A History of Beer Gardens

The Temperance Movement



The argument for an alcohol free America has been fought from colonial times until it was ultimately won with the ratification of Prohibition. The main argument was that alcohol took men away from their families creating poverty and broken families. Religious reasons were used in the argument to create a wider audience. During the Second Great Awakening over one million Americans, mostly evangelical Christians signed the "Temperance Pledge." A pledge to abstain from alcohol completely.

Temperance aimed to stop the degradation of the family by alcohol. The reformers believed that without alcohol there would be no prostitution, more perfect marriages, and better men throughout the country. Their beliefs turned into a sustained social movement reemerging in the 1870s, from a fear of the power of the United States Brewers' Association which conducted all its publications and meetings in German. 
 


The Temperance movement failed so many times because the people of America, whether of Irish, German, Czech or English descent, used alcohol in many of their cultural traditions. It was part of the American identity. As public drunkenness became more prevalent and the Second Great Awakening gained more followers the strength of the Temperance Movement grew. Many Americans still viewed brewed beverages as a safer alternative to water, this made it difficult for people to join the movement without a safe alternative to water. The proponents of prohibition of alcohol realized this and focused their efforts on banning high alcohol content beverages such as fermented wines, whisky and other spirits, beer vendors joined the fight against the distilled liquors. This was the biggest mistake the beer barons could have made because to agree that there is an inherent problem with liquor can only strengthen the argument of the Temperance Movement.
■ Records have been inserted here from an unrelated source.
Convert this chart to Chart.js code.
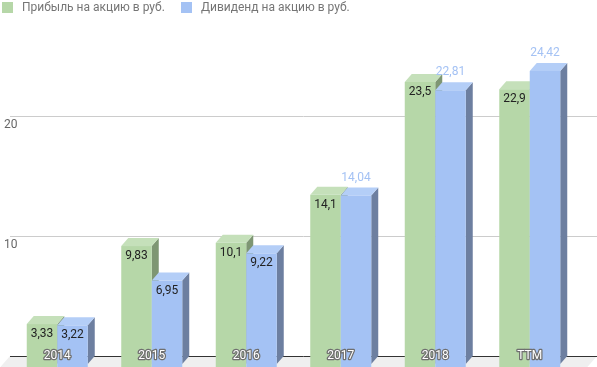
<!DOCTYPE html>
<html>
<head>
<meta charset="utf-8">
<script src="https://cdn.jsdelivr.net/npm/chart.js@4"></script>
<style>
html,body{margin:0;padding:0;background:#fff;}
#wrap{width:597px;height:367px;position:relative;}
</style>
</head>
<body>
<div id="wrap"><canvas id="c" width="597" height="367"></canvas></div>
<script>
const categories = ['2014', '2015', '2016', '2017', '2018', 'TTM'];
const profit = [3.33, 9.83, 10.1, 14.1, 23.5, 22.9];
const dividend = [3.22, 6.95, 9.22, 14.04, 22.81, 24.42];
const seriesNames = ['Прибыль на акцию в руб.', 'Дивиденд на акцию в руб.'];
const yTicks = [10, 20];

const FONT = 'Roboto, "Noto Sans", sans-serif';
const DX = 7, DY = 8;
const faces = [
  {front: '#b6d7a8', top: '#c5e0ba', side: '#7e9673'},
  {front: '#a4c2f4', top: '#b4cef7', side: '#6d7fa0'}
];

function fmt(v) { return String(v).replace('.', ','); }

const threeD = {
  id: 'threeD',
  beforeDatasetsDraw(chart) {
    const ctx = chart.ctx, y = chart.scales.y;
    const W = chart.width, H = chart.height;
    const base = y.getPixelForValue(0);
    ctx.save();
    // floor
    const slope = DX / DY;
    ctx.fillStyle = '#efefef';
    ctx.beginPath();
    ctx.moveTo(10, base);
    ctx.lineTo(W, base);
    ctx.lineTo(W - (H - base) * slope, H);
    ctx.lineTo(10 - (H - base) * slope, H);
    ctx.closePath();
    ctx.fill();
    // grid lines
    ctx.strokeStyle = '#cccccc';
    ctx.lineWidth = 1;
    ctx.font = '12px ' + FONT;
    ctx.fillStyle = '#666666';
    ctx.textAlign = 'left';
    ctx.textBaseline = 'middle';
    yTicks.forEach(v => {
      const py = Math.round(y.getPixelForValue(v)) + 0.5;
      ctx.beginPath();
      ctx.moveTo(10, py);
      ctx.lineTo(W, py);
      ctx.stroke();
      ctx.fillText(String(v), 4, py + 8);
    });
    // baseline
    ctx.strokeStyle = '#333333';
    ctx.beginPath();
    ctx.moveTo(10, Math.round(base) + 0.5);
    ctx.lineTo(W, Math.round(base) + 0.5);
    ctx.stroke();
    ctx.restore();
  },
  afterDatasetsDraw(chart) {
    const ctx = chart.ctx, H = chart.height;
    const xs = chart.scales.x;
    ctx.save();
    const n = categories.length;
    for (let i = 0; i < n; i++) {
      chart.data.datasets.forEach((ds, d) => {
        const el = chart.getDatasetMeta(d).data[i];
        const w = el.width;
        const bl = el.x - w / 2, br = el.x + w / 2;
        const ty = el.y, by = el.base;
        const fl = bl - DX, fr = br - DX, fty = ty + DY;
        const c = faces[d];
        // side
        ctx.fillStyle = c.side;
        ctx.beginPath();
        ctx.moveTo(fr, fty);
        ctx.lineTo(br, ty);
        ctx.lineTo(br, by);
        ctx.lineTo(fr, by + DY);
        ctx.closePath();
        ctx.fill();
        // top
        ctx.fillStyle = c.top;
        ctx.beginPath();
        ctx.moveTo(fl, fty);
        ctx.lineTo(bl, ty);
        ctx.lineTo(br, ty);
        ctx.lineTo(fr, fty);
        ctx.closePath();
        ctx.fill();
        // front
        ctx.fillStyle = c.front;
        ctx.fillRect(fl, fty, w, H - fty);
      });
    }
    // value labels
    ctx.font = '12px ' + FONT;
    ctx.textAlign = 'center';
    ctx.textBaseline = 'middle';
    chart.data.datasets.forEach((ds, d) => {
      chart.getDatasetMeta(d).data.forEach((el, i) => {
        const v = ds.data[i];
        const cx = el.x - DX;
        const outside = d === 1 && v > 12;
        if (outside) {
          ctx.fillStyle = '#a4c2f4';
          ctx.fillText(fmt(v), cx, el.y - 10);
        } else {
          ctx.fillStyle = '#222222';
          ctx.fillText(fmt(v), cx, el.y + 18);
        }
      });
    });
    // category labels
    const base = chart.scales.y.getPixelForValue(0);
    ctx.font = '12px ' + FONT;
    ctx.lineJoin = 'round';
    ctx.lineWidth = 2.5;
    ctx.strokeStyle = '#6f6f6f';
    ctx.fillStyle = '#ffffff';
    categories.forEach((c, i) => {
      const cx = xs.getPixelForValue(i) - DX;
      ctx.strokeText(c, cx, base);
      ctx.fillText(c, cx, base);
    });
    // legend
    ctx.textAlign = 'left';
    ctx.textBaseline = 'middle';
    ctx.font = '12px ' + FONT;
    const lx = [2, 181];
    seriesNames.forEach((s, d) => {
      ctx.fillStyle = faces[d].front;
      ctx.fillRect(lx[d], 2, 11, 11);
      ctx.fillStyle = '#757575';
      ctx.fillText(s, lx[d] + 20, 8);
    });
    ctx.restore();
  }
};

new Chart(document.getElementById('c'), {
  type: 'bar',
  data: {
    labels: categories,
    datasets: [
      {label: seriesNames[0], data: profit, backgroundColor: 'rgba(0,0,0,0)', borderWidth: 0},
      {label: seriesNames[1], data: dividend, backgroundColor: 'rgba(0,0,0,0)', borderWidth: 0}
    ]
  },
  options: {
    responsive: false,
    animation: false,
    events: [],
    layout: {padding: {left: 17, right: 13, top: 20, bottom: 11}},
    datasets: {bar: {categoryPercentage: 0.6455, barPercentage: 1}},
    plugins: {legend: {display: false}, tooltip: {enabled: false}},
    scales: {
      x: {display: false, offset: true},
      y: {display: false, min: 0, max: 28}
    }
  },
  plugins: [threeD]
});
</script>
</body>
</html>
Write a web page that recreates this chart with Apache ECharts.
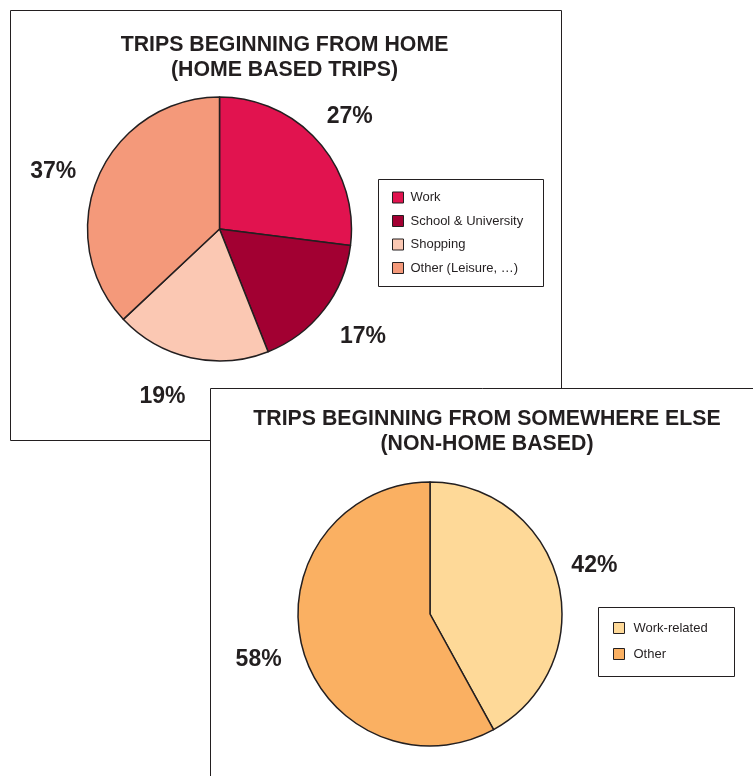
<!DOCTYPE html>
<html>
<head>
<meta charset="utf-8">
<script src="https://cdn.jsdelivr.net/npm/echarts@6/dist/echarts.min.js"></script>
<style>
html,body{margin:0;padding:0;background:#fff;}
#main{width:753px;height:776px;}
</style>
</head>
<body>
<div id="main"></div>
<script>
// ---- data ----
var homeCategories = ['Work', 'School & University', 'Shopping', 'Other (Leisure, …)'];
var homeValues = [27, 17, 19, 37];
var homeColors = ['#E1134F', '#A20032', '#FBC8B3', '#F4997A'];

var nonHomeCategories = ['Work-related', 'Other'];
var nonHomeValues = [42, 58];
var nonHomeColors = ['#FED998', '#FAB062'];

var homeTitle = 'TRIPS BEGINNING FROM HOME\n(HOME BASED TRIPS)';
var nonHomeTitle = 'TRIPS BEGINNING FROM SOMEWHERE ELSE\n(NON-HOME BASED)';

// ---- label nudges (styling only) ----
var homeLabelNudge = [[-4, 6], [2, -2], [-18, -7], [-2, 14]];
var nonHomeLabelNudge = [[-9, -4], [2, 1]];

// ---- build ----
var FONT = '"Liberation Sans", Arial, Helvetica, sans-serif';
var INK = '#231F20';

function toData(cats, vals, cols) {
  return cats.map(function (c, i) {
    return { name: c, value: vals[i], itemStyle: { color: cols[i] } };
  });
}

function pieSeries(cats, vals, cols, center) {
  return {
    type: 'pie',
    center: center,
    radius: [0, 132],
    startAngle: 90,
    clockwise: true,
    silent: true,
    animation: false,
    data: toData(cats, vals, cols),
    itemStyle: { borderColor: INK, borderWidth: 1.5 },
    label: { show: false },
    labelLine: { show: false },
    emphasis: { disabled: true }
  };
}

function labelRing(cats, vals, center, nudge) {
  return {
    type: 'pie',
    center: center,
    radius: [169, 183],
    startAngle: 90,
    clockwise: true,
    silent: true,
    animation: false,
    data: cats.map(function (c, i) {
      return { name: c, value: vals[i], label: { offset: nudge[i] } };
    }),
    itemStyle: { color: 'rgba(0,0,0,0)', borderWidth: 0 },
    label: {
      show: true,
      position: 'inside',
      formatter: '{c}%',
      fontFamily: FONT,
      fontWeight: 'bold',
      fontSize: 23,
      color: INK
    },
    labelLine: { show: false },
    emphasis: { disabled: true }
  };
}

var chart = echarts.init(document.getElementById('main'), null, { renderer: 'canvas' });

chart.setOption({
  backgroundColor: '#fff',
  animation: false,
  graphic: {
    elements: [
      { type: 'rect', z: 0, shape: { x: 10.5, y: 10.5, width: 551, height: 430 },
        style: { fill: '#fff', stroke: INK, lineWidth: 1 } },
      { type: 'rect', z: 1, shape: { x: 210.5, y: 388.5, width: 600, height: 450 },
        style: { fill: '#fff', stroke: INK, lineWidth: 1 } },
      { type: 'rect', z: 2, shape: { x: 378.5, y: 179.5, width: 165, height: 107 },
        style: { fill: '#fff', stroke: INK, lineWidth: 1 } },
      { type: 'rect', z: 2, shape: { x: 598.5, y: 607.5, width: 136, height: 69 },
        style: { fill: '#fff', stroke: INK, lineWidth: 1 } }
    ]
  },
  title: [
    {
      text: homeTitle,
      left: 284.5,
      top: 32,
      textAlign: 'center',
      padding: 0,
      textStyle: { fontFamily: FONT, fontWeight: 'bold', fontSize: 21.3, lineHeight: 25.5, color: INK }
    },
    {
      text: nonHomeTitle,
      left: 487,
      top: 406,
      textAlign: 'center',
      padding: 0,
      textStyle: { fontFamily: FONT, fontWeight: 'bold', fontSize: 21.3, lineHeight: 25.5, color: INK }
    }
  ],
  legend: [
    {
      data: homeCategories,
      orient: 'vertical',
      left: 392,
      top: 191,
      padding: 0,
      itemWidth: 11,
      itemHeight: 11,
      itemGap: 10.5,
      icon: 'rect',
      selectedMode: false,
      itemStyle: { borderColor: INK, borderWidth: 1 },
      textStyle: { fontFamily: FONT, fontSize: 13, lineHeight: 13, color: INK, padding: [0, 0, 0, 2] }
    },
    {
      data: nonHomeCategories,
      orient: 'vertical',
      left: 613,
      top: 621.5,
      padding: 0,
      itemWidth: 11,
      itemHeight: 11,
      itemGap: 13,
      icon: 'rect',
      selectedMode: false,
      itemStyle: { borderColor: INK, borderWidth: 1 },
      textStyle: { fontFamily: FONT, fontSize: 13, lineHeight: 13, color: INK, padding: [0, 0, 0, 4] }
    }
  ],
  series: [
    pieSeries(homeCategories, homeValues, homeColors, [219.5, 229]),
    pieSeries(nonHomeCategories, nonHomeValues, nonHomeColors, [430, 614]),
    labelRing(homeCategories, homeValues, [219.5, 229], homeLabelNudge),
    labelRing(nonHomeCategories, nonHomeValues, [430, 614], nonHomeLabelNudge)
  ]
});
</script>
</body>
</html>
Women of the movement took to teaching the evils of alcohol in schools, in churches, and on the street to anyone who would listen. They attempted to enter saloons, taverns and beer gardens to preach to the inhabitants about the curses of booze. Shopkeepers were known to let them in and pour beer on them sending them into the freezing streets,one beer garden owner even propped up a canon at the entrance warning the women to stay away or be blow to pieces, one brave (or crazy) women mounted the canon and began singing hymns and was joined by several more until the beer garden owner was forced to let them enter. 


The start of World War I changed the opinion of beer as a wholesome drink to a beverage equally as destructive as distilled spirits due to beer's humble beginnings in Bavaria. The major breweries of America were almost exclusively owned and operated by German-American Companies. The choice of the United States Brewers' Association to be so blatantly German as Anti-German sentiment soared after America entered the war paved the way for the 18th Amendment to become law on January 16th 1919. Beer was considered German and all things German were made Anti-American by President Wilson's Committee on Public Information. Beer gardens were closed by the same day one year later, only reemerging in the 1960s.